Outras fotografias otimistas retratam, por exemplo, senhoras bebendo champanhe na rua, sentadas distantes uma das outras, o desabrochar de flores na primavera do hemisfério norte e três homens se exercitando no jardim de casa. Contudo, há um ar melancólico e solitário em todas as cenas.
"O 'lockdown' foi um momento tão importante na história que precisávamos do público para ajudar a formatar o que lembraremos deste período”, acrescenta Harrison, explicando que, em geral, a documentação de eventos relevantes é feita pelos fotógrafos da organização.
A quarentena do coronavírus foi a primeira vez desde a Segunda Guerra Mundial que a Historic England fez uma convocação pública para o envio de material que foi incorporado a seu acervo —em meados do século 20, as imagens se voltavam para a destruição que os bombardeios alemães provocaram na Inglaterra.
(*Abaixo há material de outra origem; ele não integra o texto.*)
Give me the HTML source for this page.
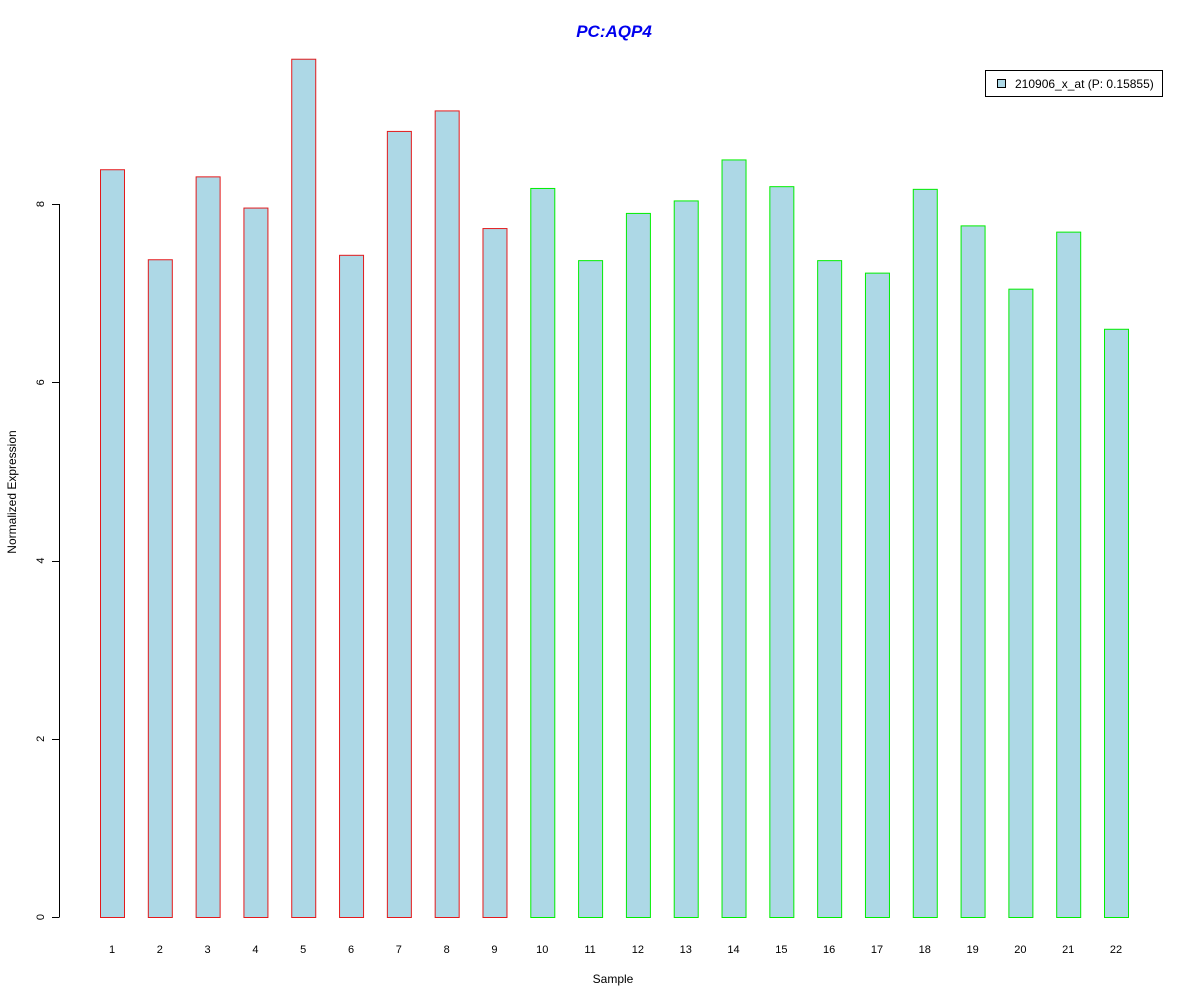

A seleção final, já disponível no site da instituição, conta com 100 imagens do público, 50 tiradas por fotógrafos da Historic England e outras 50 produzidas por dez artistas ingleses contemporâneos contratados para o projeto, dentre os quais artistas com deficiência, um afrodescendente e um de raízes asiáticas. O resultado foi uma co-criação entre cidadãos comuns e profissionais.
Harrison afirma acreditar também no processo terapêutico da produção dessas imagens.
“O 'lockdown' foi muito difícil, e isso foi uma das razões pelas quais fizemos este projeto. Como organização pública, sabíamos que um projeto como esse ajudaria as pessoas a se expressarem e a refletirem sobre sentimentos muito difíceis durante o isolamento.”